= Instructions for the task =
Output the material below unchanged, apart from leaving out the pictures.

((

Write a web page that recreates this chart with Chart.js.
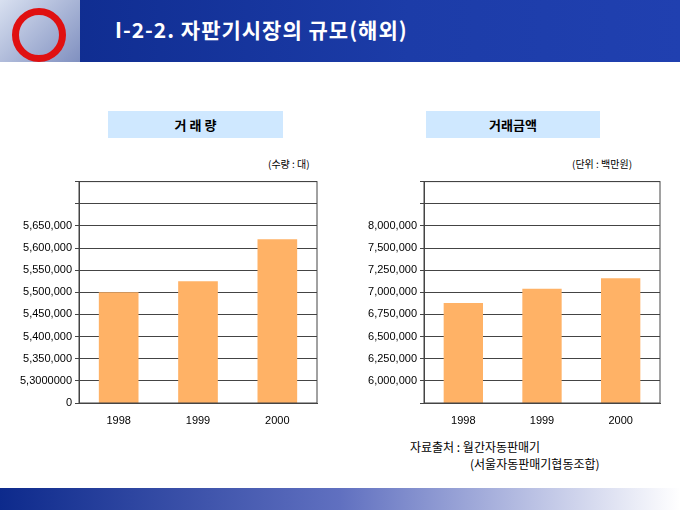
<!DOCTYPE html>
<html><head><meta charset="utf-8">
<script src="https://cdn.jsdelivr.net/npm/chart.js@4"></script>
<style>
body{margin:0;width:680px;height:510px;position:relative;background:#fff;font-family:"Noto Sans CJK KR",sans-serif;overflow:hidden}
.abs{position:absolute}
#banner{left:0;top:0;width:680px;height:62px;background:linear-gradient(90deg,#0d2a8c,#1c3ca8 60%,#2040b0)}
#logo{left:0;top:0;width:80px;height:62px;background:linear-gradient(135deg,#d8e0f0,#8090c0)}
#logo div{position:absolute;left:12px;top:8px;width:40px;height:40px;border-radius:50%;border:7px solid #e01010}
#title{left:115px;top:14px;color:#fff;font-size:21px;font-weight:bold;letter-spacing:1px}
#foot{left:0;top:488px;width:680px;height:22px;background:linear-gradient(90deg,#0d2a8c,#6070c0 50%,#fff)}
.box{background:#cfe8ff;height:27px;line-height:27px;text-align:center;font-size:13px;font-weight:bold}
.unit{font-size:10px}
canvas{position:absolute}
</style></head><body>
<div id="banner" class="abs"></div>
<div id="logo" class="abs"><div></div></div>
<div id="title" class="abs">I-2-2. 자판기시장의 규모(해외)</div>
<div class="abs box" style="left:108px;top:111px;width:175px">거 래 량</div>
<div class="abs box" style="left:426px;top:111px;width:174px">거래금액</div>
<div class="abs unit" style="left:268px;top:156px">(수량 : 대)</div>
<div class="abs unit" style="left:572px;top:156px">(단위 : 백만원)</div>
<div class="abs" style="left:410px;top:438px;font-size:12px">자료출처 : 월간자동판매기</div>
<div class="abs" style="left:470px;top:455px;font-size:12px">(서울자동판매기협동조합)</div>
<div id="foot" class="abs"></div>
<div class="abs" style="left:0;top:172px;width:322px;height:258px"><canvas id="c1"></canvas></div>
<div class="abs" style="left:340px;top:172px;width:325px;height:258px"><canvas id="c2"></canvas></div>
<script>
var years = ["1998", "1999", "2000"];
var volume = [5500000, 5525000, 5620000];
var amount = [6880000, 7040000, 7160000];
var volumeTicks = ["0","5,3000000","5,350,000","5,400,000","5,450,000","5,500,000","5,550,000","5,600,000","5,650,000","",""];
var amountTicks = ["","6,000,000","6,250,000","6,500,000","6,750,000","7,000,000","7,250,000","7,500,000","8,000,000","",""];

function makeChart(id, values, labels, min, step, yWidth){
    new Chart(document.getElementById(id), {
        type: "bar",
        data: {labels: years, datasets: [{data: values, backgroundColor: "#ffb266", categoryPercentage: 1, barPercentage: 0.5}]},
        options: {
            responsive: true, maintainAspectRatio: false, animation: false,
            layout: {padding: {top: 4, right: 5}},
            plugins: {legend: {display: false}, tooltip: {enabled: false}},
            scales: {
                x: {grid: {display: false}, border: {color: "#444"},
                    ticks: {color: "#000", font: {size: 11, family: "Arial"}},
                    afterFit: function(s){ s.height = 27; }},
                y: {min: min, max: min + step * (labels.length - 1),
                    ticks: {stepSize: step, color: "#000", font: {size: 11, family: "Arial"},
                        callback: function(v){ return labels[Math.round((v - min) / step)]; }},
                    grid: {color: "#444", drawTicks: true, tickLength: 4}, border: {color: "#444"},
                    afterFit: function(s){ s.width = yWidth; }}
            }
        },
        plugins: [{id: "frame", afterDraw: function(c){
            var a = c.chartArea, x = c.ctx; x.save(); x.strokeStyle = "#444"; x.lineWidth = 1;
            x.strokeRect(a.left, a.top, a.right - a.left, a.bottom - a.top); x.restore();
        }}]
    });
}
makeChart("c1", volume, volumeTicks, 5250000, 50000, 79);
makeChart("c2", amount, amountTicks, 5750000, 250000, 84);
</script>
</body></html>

))

= Result below =
Write a web page that recreates this chart with Chart.js.
<!DOCTYPE html>
<html><head><meta charset="utf-8">
<script src="https://cdn.jsdelivr.net/npm/chart.js@4"></script>
<style>
body{margin:0;width:680px;height:510px;position:relative;background:#fff;font-family:"Noto Sans CJK KR",sans-serif;overflow:hidden}
.abs{position:absolute}
#banner{left:0;top:0;width:680px;height:62px;background:linear-gradient(90deg,#0d2a8c,#1c3ca8 60%,#2040b0)}
#logo{left:0;top:0;width:80px;height:62px;background:linear-gradient(135deg,#d8e0f0,#8090c0)}
#logo div{position:absolute;left:12px;top:8px;width:40px;height:40px;border-radius:50%;border:7px solid #e01010}
#title{left:115px;top:14px;color:#fff;font-size:21px;font-weight:bold;letter-spacing:1px}
#foot{left:0;top:488px;width:680px;height:22px;background:linear-gradient(90deg,#0d2a8c,#6070c0 50%,#fff)}
.box{background:#cfe8ff;height:27px;line-height:27px;text-align:center;font-size:13px;font-weight:bold}
.unit{font-size:10px}
canvas{position:absolute}
</style></head><body>
<div id="banner" class="abs"></div>
<div id="logo" class="abs"><div></div></div>
<div id="title" class="abs">I-2-2. 자판기시장의 규모(해외)</div>
<div class="abs box" style="left:108px;top:111px;width:175px">거 래 량</div>
<div class="abs box" style="left:426px;top:111px;width:174px">거래금액</div>
<div class="abs unit" style="left:268px;top:156px">(수량 : 대)</div>
<div class="abs unit" style="left:572px;top:156px">(단위 : 백만원)</div>
<div class="abs" style="left:410px;top:438px;font-size:12px">자료출처 : 월간자동판매기</div>
<div class="abs" style="left:470px;top:455px;font-size:12px">(서울자동판매기협동조합)</div>
<div id="foot" class="abs"></div>
<div class="abs" style="left:0;top:172px;width:322px;height:258px"><canvas id="c1"></canvas></div>
<div class="abs" style="left:340px;top:172px;width:325px;height:258px"><canvas id="c2"></canvas></div>
<script>
var years = ["1998", "1999", "2000"];
var volume = [5500000, 5525000, 5620000];
var amount = [6880000, 7040000, 7160000];
var volumeTicks = ["0","5,3000000","5,350,000","5,400,000","5,450,000","5,500,000","5,550,000","5,600,000","5,650,000","",""];
var amountTicks = ["","6,000,000","6,250,000","6,500,000","6,750,000","7,000,000","7,250,000","7,500,000","8,000,000","",""];

function makeChart(id, values, labels, min, step, yWidth){
    new Chart(document.getElementById(id), {
        type: "bar",
        data: {labels: years, datasets: [{data: values, backgroundColor: "#ffb266", categoryPercentage: 1, barPercentage: 0.5}]},
        options: {
            responsive: true, maintainAspectRatio: false, animation: false,
            layout: {padding: {top: 4, right: 5}},
            plugins: {legend: {display: false}, tooltip: {enabled: false}},
            scales: {
                x: {grid: {display: false}, border: {color: "#444"},
                    ticks: {color: "#000", font: {size: 11, family: "Arial"}},
                    afterFit: function(s){ s.height = 27; }},
                y: {min: min, max: min + step * (labels.length - 1),
                    ticks: {stepSize: step, color: "#000", font: {size: 11, family: "Arial"},
                        callback: function(v){ return labels[Math.round((v - min) / step)]; }},
                    grid: {color: "#444", drawTicks: true, tickLength: 4}, border: {color: "#444"},
                    afterFit: function(s){ s.width = yWidth; }}
            }
        },
        plugins: [{id: "frame", afterDraw: function(c){
            var a = c.chartArea, x = c.ctx; x.save(); x.strokeStyle = "#444"; x.lineWidth = 1;
            x.strokeRect(a.left, a.top, a.right - a.left, a.bottom - a.top); x.restore();
        }}]
    });
}
makeChart("c1", volume, volumeTicks, 5250000, 50000, 79);
makeChart("c2", amount, amountTicks, 5750000, 250000, 84);
</script>
</body></html>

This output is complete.